「ここではないどこか」じゃダメなんだ

 Jリーグというプロのリーグが高知でも近い将来触れ合えるものになってきた。俺たちの高知ユナイテッドSCはJリーグ入りを目指してそのプロリーグがすぐそこまで来ている現在地に立っている。
 俺たちは地域リーグで勝ち続けるも、全国の壁に阻まれていた頃に思いを馳せ、JFLというさらなる壁の高さに打ちのめされたりしながらも、全国で戦うチームを応援している。
 しかし、JFLはJリーグではない。高知ユナイテッドSCは言う「おらんくの街にJリーグを」JFLは彼らにとってどういう場所なのだろうか…アマチュアリーグ?登竜門?昇格のための障害?
 選手の気持ちを慮れば、上昇志向を尊重して、彼らのキャリアのためにも「Jリーグで戦う高知ユナイテッドSC」を願い、そのために応援するのは自然なことだろうと思う。しかし、俺にはそのためだけに応援するというのは少し疑問を感じずにはいられない。JFLは彼らにとってどんな場所なんだろうか?「ここではないどこか」なのだろうか。きっとそうだろう。ここで昇格したい。と強く願っている選手もいることは知っている。彼らの思いにチームは応えるべきだし、俺たちもそうなるように応援していきたいと思っている。だから、さっさとここを出てJリーグに…
 だが俺たちは思う。JFLで夢は見れないのだろうか?と。昇降格という過酷な世界が俺たちに見せる夢は時に悪夢だったり、素晴らしい夢の世界だったりする。俺たちは夢を見る。JFLというこの場所でも夢を見ることができている。Jリーグに上がれなかったらこの夢は見れないと思っていた夢が今は毎日見ることができる。地域リーグに身を置いていた頃は昇格することだけを夢見ていた。まさしく「ここではないどこか」を夢見ていた。

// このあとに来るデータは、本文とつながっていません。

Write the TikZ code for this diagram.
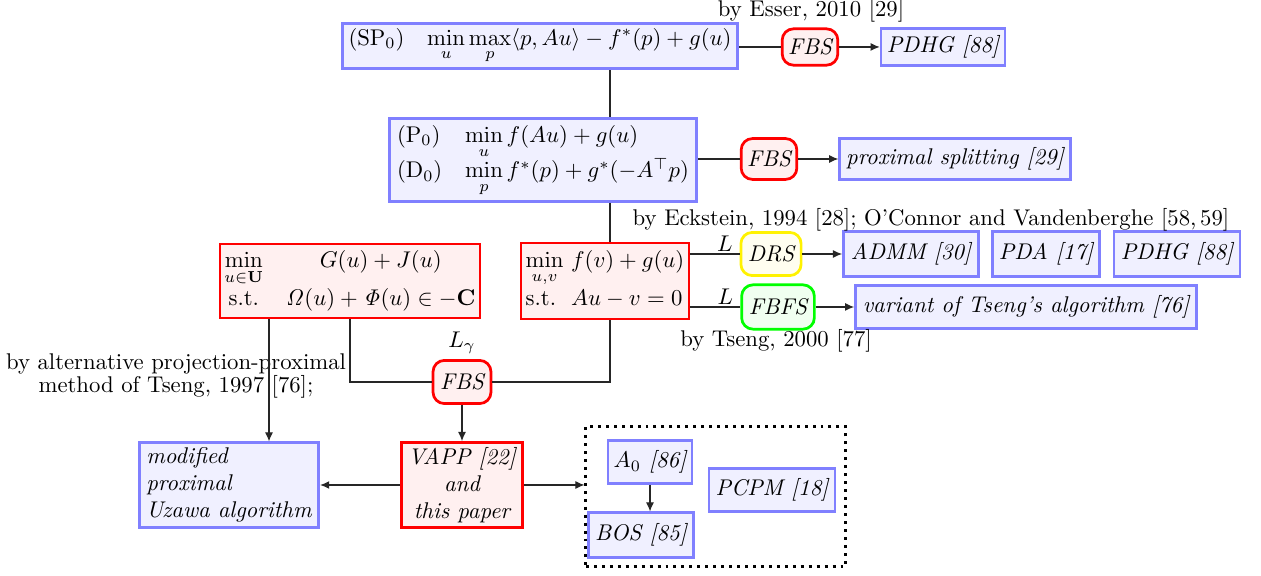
\documentclass[tikz,border=0pt]{standalone}
\usepackage{amsmath,amssymb}
\usetikzlibrary{arrows.meta}
\begin{document}
\begin{tikzpicture}[x=0.44pt,y=-0.44pt,
  bbox/.style={draw=blue!50, fill=blue!6, line width=1.2pt, inner sep=2pt},
  rbox/.style={draw=red, fill=red!6, line width=1.2pt, inner sep=2pt},
  alg/.style={rounded corners=5pt, line width=1.2pt, inner sep=2pt, font=\itshape},
  fbs/.style={alg, draw=red, fill=red!6},
  drs/.style={alg, draw=yellow, fill=yellow!6},
  fbfs/.style={alg, draw=green, fill=green!6},
  conn/.style={draw=black!85, line width=0.5pt},
  arr/.style={conn, -{Latex[length=4pt,width=3.5pt]}},
  lbl/.style={inner sep=0pt},
  grpbox/.style={draw=black, line width=1.3pt, dash pattern=on 1.3pt off 2.2pt}]
\useasboundingbox (0,0) rectangle (1261,576);

% top row
\node[bbox, minimum width=174pt, minimum height=20pt] (SP0) at (540,46)
  {(SP$_0$)\quad $\min\limits_u \max\limits_p \langle p, Au\rangle - f^*(p) + g(u)$};
\node[fbs, minimum width=24.5pt, minimum height=16pt] (FBS1) at (810,47) {FBS};
\node[bbox, font=\itshape, minimum width=54.5pt, minimum height=16.5pt] (PDHG1) at (943,47) {PDHG [88]};
\node[lbl] (esser) at (811,11) {by Esser, 2010 [29]};

% second row
\node[bbox, minimum width=135pt, minimum height=36pt] (P0) at (543,160)
  {$\begin{array}{@{}l@{\quad}l@{}}(\mathrm{P}_0) & \min\limits_u f(Au)+g(u)\\[2pt]
   (\mathrm{D}_0) & \min\limits_p f^*(p)+g^*(-A^\top p)\end{array}$};
\node[fbs, minimum width=24.5pt, minimum height=18pt] (FBS2) at (769,159) {FBS};
\node[bbox, font=\itshape, minimum width=101.5pt, minimum height=18pt] (prox) at (955,159) {proximal splitting [29]};

% third row
\node[rbox, minimum width=112.5pt, minimum height=32.5pt] (LR) at (350,281)
  {$\begin{array}{@{}c@{\quad}c@{}}\min\limits_{u\in\mathbf{U}} & G(u)+J(u)\\
   \text{s.t.} & \mathit{\Omega}(u)+\mathit{\Phi}(u)\in-\mathbf{C}\end{array}$};
\node[rbox, minimum width=74pt, minimum height=33.5pt] (RR) at (605,281)
  {$\begin{array}{@{}l@{\ }l@{}}\min\limits_{u,v} & f(v)+g(u)\\
   \text{s.t.} & Au-v=0\end{array}$};

\node[drs, minimum width=26.5pt, minimum height=19pt] (DRS) at (771,254) {DRS};
\node[fbfs, minimum width=32pt, minimum height=19.5pt] (FBFS) at (778,307) {FBFS};
\node[bbox, font=\itshape, minimum width=59.5pt, minimum height=19.5pt] (ADMM) at (911,254) {ADMM [30]};
\node[bbox, font=\itshape, minimum width=47pt, minimum height=19.5pt] (PDA) at (1046,254) {PDA [17]};
\node[bbox, font=\itshape, minimum width=55.5pt, minimum height=19.5pt] (PDHG2) at (1177,254) {PDHG [88]};
\node[bbox, font=\itshape, minimum width=150pt, minimum height=19pt] (variant) at (1026,307) {variant of Tseng's algorithm [76]};
\node[lbl] (eck) at (931,220) {by Eckstein, 1994 [28]; O'Connor and Vandenberghe [58,\,59]};
\node[lbl] (tseng00) at (776,341) {by Tseng, 2000 [77]};

% FBS at the bottom
\node[fbs, minimum width=25.5pt, minimum height=19pt] (FBS3) at (462,382) {FBS};
\node[lbl] (Lg) at (462,343) {$L_\gamma$};
\node[lbl, align=center] (tseng97) at (176,376) {by alternative projection-proximal\\[-2pt] method of Tseng, 1997 [76];};

% bottom row
\node[bbox, font=\itshape, align=left, minimum width=79pt, minimum height=33pt] (mod) at (229,485)
  {modified\\ proximal\\ Uzawa algorithm};
\node[rbox, font=\itshape, align=center, minimum width=53.5pt, minimum height=33pt] (VAPP) at (462,485)
  {VAPP [22]\\ and\\ this paper};
\node[grpbox, minimum width=114pt, minimum height=62pt] (grp) at (715.5,496.5) {};
\node[bbox, font=\itshape, minimum width=37pt, minimum height=19pt] (A0) at (650,462) {$A_0$ [86]};
\node[bbox, font=\itshape, minimum width=46pt, minimum height=19.5pt] (BOS) at (641,535) {BOS [85]};
\node[bbox, font=\itshape, minimum width=55.5pt, minimum height=19pt] (PCPM) at (772,490) {PCPM [18]};

\coordinate (vx) at (610,0);
\coordinate (mx) at (269,0);

% connectors
\draw[conn] (SP0.east |- FBS1) -- (FBS1.west);
\draw[arr] (FBS1.east) -- (PDHG1.west);
\draw[conn] (SP0.south -| vx) -- (P0.north -| vx);
\draw[conn] (P0.east |- FBS2) -- (FBS2.west);
\draw[arr] (FBS2.east) -- (prox.west);
\draw[conn] (P0.south -| vx) -- (RR.north -| vx);
\draw[conn] (RR.east |- DRS) -- node[pos=0.7, above, inner sep=1pt] {$L$} (DRS.west);
\draw[arr] (DRS.east) -- (DRS.east -| ADMM.west);
\draw[conn] (RR.east |- FBFS) -- node[pos=0.7, above, inner sep=1pt] {$L$} (FBFS.west);
\draw[arr] (FBFS.east) -- (FBFS.east -| variant.west);
\draw[conn] (LR.south) |- (FBS3.west);
\draw[conn] (RR.south -| vx) |- (FBS3.east);
\draw[arr] (LR.south -| mx) -- (mod.north -| mx);
\draw[arr] (FBS3.south) -- (VAPP.north);
\draw[arr] (VAPP.west) -- (mod.east);
\draw[arr] (VAPP.east) -- (VAPP.east -| grp.west);
\draw[arr] (A0.south) -- (A0.south |- BOS.north);
\end{tikzpicture}
\end{document}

 しかし、JFLは俺たちにとって本当に「ここではないどこか」なのだろうか?選手にとってはそうでも俺たちにとってここが単なる登竜門なわけがない。そう思う。全国リーグという高みに立ち、プロリーグ所属のチームをも倒してしまう強さを持つ企業チームがいる。Jリーグを目指し風のように駆け抜けたチームもいる。疲弊しながらも何年もこの場所で戦い続けているアマチュアチームもいる一方で、疲弊しチームそのものが消えてしまったり、維持ができずにリーグから去ってしまったチームもいる。だからこそJFLは面白い。海千山千の強者達がひしめき合うこの場所が俺たちは好きだ。ここを1年間勝ち抜いただけではJリーグに昇格できないというラスボス感が好きだ。プロもアマもいるこのリーグじゃないとできないことを探し出したい。「ここではないどこか」を探すのではなく、ここじゃないとできないことを探したい。
 それを見つけ出した時に初めてJリーグという重い扉の鍵は開くと思うから。